Recorded information -
****************
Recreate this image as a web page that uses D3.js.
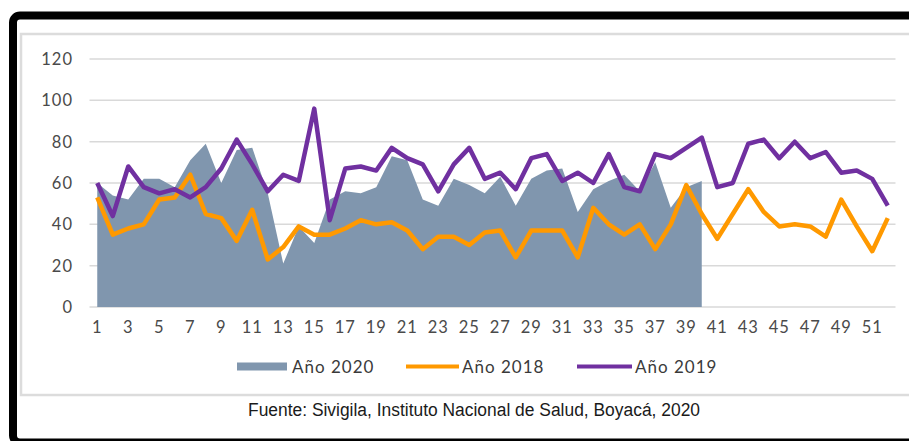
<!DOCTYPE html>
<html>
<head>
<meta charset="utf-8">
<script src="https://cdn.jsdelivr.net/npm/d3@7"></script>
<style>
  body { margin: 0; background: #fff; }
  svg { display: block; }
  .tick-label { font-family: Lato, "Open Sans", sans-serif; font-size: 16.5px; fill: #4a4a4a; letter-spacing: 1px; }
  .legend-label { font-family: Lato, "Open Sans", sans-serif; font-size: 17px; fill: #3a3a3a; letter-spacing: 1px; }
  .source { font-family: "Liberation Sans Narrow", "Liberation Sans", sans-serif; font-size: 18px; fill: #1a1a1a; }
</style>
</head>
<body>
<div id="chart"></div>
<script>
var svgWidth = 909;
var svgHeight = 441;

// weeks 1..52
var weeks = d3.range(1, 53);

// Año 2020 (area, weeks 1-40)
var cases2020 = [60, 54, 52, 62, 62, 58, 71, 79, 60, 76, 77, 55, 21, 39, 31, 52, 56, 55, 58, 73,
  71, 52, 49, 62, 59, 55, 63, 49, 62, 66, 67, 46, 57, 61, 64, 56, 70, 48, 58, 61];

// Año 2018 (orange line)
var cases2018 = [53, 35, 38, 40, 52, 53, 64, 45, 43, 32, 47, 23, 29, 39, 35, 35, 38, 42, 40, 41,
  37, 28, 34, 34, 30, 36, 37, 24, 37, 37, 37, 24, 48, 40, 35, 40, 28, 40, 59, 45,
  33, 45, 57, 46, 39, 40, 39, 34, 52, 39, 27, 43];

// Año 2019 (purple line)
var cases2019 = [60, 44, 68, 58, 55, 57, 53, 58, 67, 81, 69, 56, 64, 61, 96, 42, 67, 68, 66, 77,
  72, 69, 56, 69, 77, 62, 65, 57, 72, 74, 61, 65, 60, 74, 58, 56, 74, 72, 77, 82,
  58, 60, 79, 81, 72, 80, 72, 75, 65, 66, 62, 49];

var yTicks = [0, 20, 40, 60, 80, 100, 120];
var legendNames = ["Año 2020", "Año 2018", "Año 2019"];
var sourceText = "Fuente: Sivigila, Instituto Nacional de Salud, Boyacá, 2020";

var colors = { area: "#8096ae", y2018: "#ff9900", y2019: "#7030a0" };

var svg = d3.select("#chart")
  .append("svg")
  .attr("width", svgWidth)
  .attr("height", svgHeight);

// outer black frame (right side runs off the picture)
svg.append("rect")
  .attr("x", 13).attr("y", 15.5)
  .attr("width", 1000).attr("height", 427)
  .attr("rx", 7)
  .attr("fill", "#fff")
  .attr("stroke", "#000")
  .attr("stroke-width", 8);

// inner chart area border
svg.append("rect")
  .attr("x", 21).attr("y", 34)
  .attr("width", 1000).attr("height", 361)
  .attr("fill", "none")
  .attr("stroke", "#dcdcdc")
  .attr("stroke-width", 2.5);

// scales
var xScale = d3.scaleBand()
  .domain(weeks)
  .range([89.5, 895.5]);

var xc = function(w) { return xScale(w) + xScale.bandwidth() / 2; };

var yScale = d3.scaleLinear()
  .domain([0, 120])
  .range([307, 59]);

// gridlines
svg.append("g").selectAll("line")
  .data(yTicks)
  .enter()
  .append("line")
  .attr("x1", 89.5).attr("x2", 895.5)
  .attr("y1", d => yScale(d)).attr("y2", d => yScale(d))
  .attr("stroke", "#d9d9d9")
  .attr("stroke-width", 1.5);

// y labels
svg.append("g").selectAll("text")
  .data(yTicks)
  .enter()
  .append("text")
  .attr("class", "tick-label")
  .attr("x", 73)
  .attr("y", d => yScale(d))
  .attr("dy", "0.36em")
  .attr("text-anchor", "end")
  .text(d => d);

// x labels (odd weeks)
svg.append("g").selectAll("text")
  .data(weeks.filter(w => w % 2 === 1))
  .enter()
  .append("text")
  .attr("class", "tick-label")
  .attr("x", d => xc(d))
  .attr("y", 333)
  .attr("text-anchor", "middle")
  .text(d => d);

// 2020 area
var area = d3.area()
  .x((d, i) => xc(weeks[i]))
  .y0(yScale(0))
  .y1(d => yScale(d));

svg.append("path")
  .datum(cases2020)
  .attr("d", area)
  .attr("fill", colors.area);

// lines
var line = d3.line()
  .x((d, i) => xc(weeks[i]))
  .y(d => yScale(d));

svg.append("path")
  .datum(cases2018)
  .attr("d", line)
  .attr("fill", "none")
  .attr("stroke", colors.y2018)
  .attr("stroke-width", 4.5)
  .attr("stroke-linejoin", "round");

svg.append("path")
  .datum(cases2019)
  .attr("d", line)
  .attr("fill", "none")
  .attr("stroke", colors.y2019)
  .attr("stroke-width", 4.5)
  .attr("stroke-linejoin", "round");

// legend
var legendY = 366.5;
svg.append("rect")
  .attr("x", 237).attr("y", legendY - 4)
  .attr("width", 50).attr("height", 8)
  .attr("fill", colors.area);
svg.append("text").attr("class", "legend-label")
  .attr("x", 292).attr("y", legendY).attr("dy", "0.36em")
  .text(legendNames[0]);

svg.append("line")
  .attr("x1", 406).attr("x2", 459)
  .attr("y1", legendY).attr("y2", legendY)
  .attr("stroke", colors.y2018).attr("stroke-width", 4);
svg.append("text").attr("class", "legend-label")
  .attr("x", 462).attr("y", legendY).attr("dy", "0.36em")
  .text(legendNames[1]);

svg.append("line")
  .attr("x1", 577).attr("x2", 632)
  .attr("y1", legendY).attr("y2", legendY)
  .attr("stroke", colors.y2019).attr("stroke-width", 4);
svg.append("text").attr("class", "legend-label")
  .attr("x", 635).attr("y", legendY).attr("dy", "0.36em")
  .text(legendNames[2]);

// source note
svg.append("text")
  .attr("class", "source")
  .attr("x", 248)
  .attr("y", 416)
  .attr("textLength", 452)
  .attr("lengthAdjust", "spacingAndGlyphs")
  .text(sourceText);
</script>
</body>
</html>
****************
What you should do -
Copy the listing over exactly, skipping the pictures it holds.

Task result -
Recreate this image as a web page that uses D3.js.
<!DOCTYPE html>
<html>
<head>
<meta charset="utf-8">
<script src="https://cdn.jsdelivr.net/npm/d3@7"></script>
<style>
  body { margin: 0; background: #fff; }
  svg { display: block; }
  .tick-label { font-family: Lato, "Open Sans", sans-serif; font-size: 16.5px; fill: #4a4a4a; letter-spacing: 1px; }
  .legend-label { font-family: Lato, "Open Sans", sans-serif; font-size: 17px; fill: #3a3a3a; letter-spacing: 1px; }
  .source { font-family: "Liberation Sans Narrow", "Liberation Sans", sans-serif; font-size: 18px; fill: #1a1a1a; }
</style>
</head>
<body>
<div id="chart"></div>
<script>
var svgWidth = 909;
var svgHeight = 441;

// weeks 1..52
var weeks = d3.range(1, 53);

// Año 2020 (area, weeks 1-40)
var cases2020 = [60, 54, 52, 62, 62, 58, 71, 79, 60, 76, 77, 55, 21, 39, 31, 52, 56, 55, 58, 73,
  71, 52, 49, 62, 59, 55, 63, 49, 62, 66, 67, 46, 57, 61, 64, 56, 70, 48, 58, 61];

// Año 2018 (orange line)
var cases2018 = [53, 35, 38, 40, 52, 53, 64, 45, 43, 32, 47, 23, 29, 39, 35, 35, 38, 42, 40, 41,
  37, 28, 34, 34, 30, 36, 37, 24, 37, 37, 37, 24, 48, 40, 35, 40, 28, 40, 59, 45,
  33, 45, 57, 46, 39, 40, 39, 34, 52, 39, 27, 43];

// Año 2019 (purple line)
var cases2019 = [60, 44, 68, 58, 55, 57, 53, 58, 67, 81, 69, 56, 64, 61, 96, 42, 67, 68, 66, 77,
  72, 69, 56, 69, 77, 62, 65, 57, 72, 74, 61, 65, 60, 74, 58, 56, 74, 72, 77, 82,
  58, 60, 79, 81, 72, 80, 72, 75, 65, 66, 62, 49];

var yTicks = [0, 20, 40, 60, 80, 100, 120];
var legendNames = ["Año 2020", "Año 2018", "Año 2019"];
var sourceText = "Fuente: Sivigila, Instituto Nacional de Salud, Boyacá, 2020";

var colors = { area: "#8096ae", y2018: "#ff9900", y2019: "#7030a0" };

var svg = d3.select("#chart")
  .append("svg")
  .attr("width", svgWidth)
  .attr("height", svgHeight);

// outer black frame (right side runs off the picture)
svg.append("rect")
  .attr("x", 13).attr("y", 15.5)
  .attr("width", 1000).attr("height", 427)
  .attr("rx", 7)
  .attr("fill", "#fff")
  .attr("stroke", "#000")
  .attr("stroke-width", 8);

// inner chart area border
svg.append("rect")
  .attr("x", 21).attr("y", 34)
  .attr("width", 1000).attr("height", 361)
  .attr("fill", "none")
  .attr("stroke", "#dcdcdc")
  .attr("stroke-width", 2.5);

// scales
var xScale = d3.scaleBand()
  .domain(weeks)
  .range([89.5, 895.5]);

var xc = function(w) { return xScale(w) + xScale.bandwidth() / 2; };

var yScale = d3.scaleLinear()
  .domain([0, 120])
  .range([307, 59]);

// gridlines
svg.append("g").selectAll("line")
  .data(yTicks)
  .enter()
  .append("line")
  .attr("x1", 89.5).attr("x2", 895.5)
  .attr("y1", d => yScale(d)).attr("y2", d => yScale(d))
  .attr("stroke", "#d9d9d9")
  .attr("stroke-width", 1.5);

// y labels
svg.append("g").selectAll("text")
  .data(yTicks)
  .enter()
  .append("text")
  .attr("class", "tick-label")
  .attr("x", 73)
  .attr("y", d => yScale(d))
  .attr("dy", "0.36em")
  .attr("text-anchor", "end")
  .text(d => d);

// x labels (odd weeks)
svg.append("g").selectAll("text")
  .data(weeks.filter(w => w % 2 === 1))
  .enter()
  .append("text")
  .attr("class", "tick-label")
  .attr("x", d => xc(d))
  .attr("y", 333)
  .attr("text-anchor", "middle")
  .text(d => d);

// 2020 area
var area = d3.area()
  .x((d, i) => xc(weeks[i]))
  .y0(yScale(0))
  .y1(d => yScale(d));

svg.append("path")
  .datum(cases2020)
  .attr("d", area)
  .attr("fill", colors.area);

// lines
var line = d3.line()
  .x((d, i) => xc(weeks[i]))
  .y(d => yScale(d));

svg.append("path")
  .datum(cases2018)
  .attr("d", line)
  .attr("fill", "none")
  .attr("stroke", colors.y2018)
  .attr("stroke-width", 4.5)
  .attr("stroke-linejoin", "round");

svg.append("path")
  .datum(cases2019)
  .attr("d", line)
  .attr("fill", "none")
  .attr("stroke", colors.y2019)
  .attr("stroke-width", 4.5)
  .attr("stroke-linejoin", "round");

// legend
var legendY = 366.5;
svg.append("rect")
  .attr("x", 237).attr("y", legendY - 4)
  .attr("width", 50).attr("height", 8)
  .attr("fill", colors.area);
svg.append("text").attr("class", "legend-label")
  .attr("x", 292).attr("y", legendY).attr("dy", "0.36em")
  .text(legendNames[0]);

svg.append("line")
  .attr("x1", 406).attr("x2", 459)
  .attr("y1", legendY).attr("y2", legendY)
  .attr("stroke", colors.y2018).attr("stroke-width", 4);
svg.append("text").attr("class", "legend-label")
  .attr("x", 462).attr("y", legendY).attr("dy", "0.36em")
  .text(legendNames[1]);

svg.append("line")
  .attr("x1", 577).attr("x2", 632)
  .attr("y1", legendY).attr("y2", legendY)
  .attr("stroke", colors.y2019).attr("stroke-width", 4);
svg.append("text").attr("class", "legend-label")
  .attr("x", 635).attr("y", legendY).attr("dy", "0.36em")
  .text(legendNames[2]);

// source note
svg.append("text")
  .attr("class", "source")
  .attr("x", 248)
  .attr("y", 416)
  .attr("textLength", 452)
  .attr("lengthAdjust", "spacingAndGlyphs")
  .text(sourceText);
</script>
</body>
</html>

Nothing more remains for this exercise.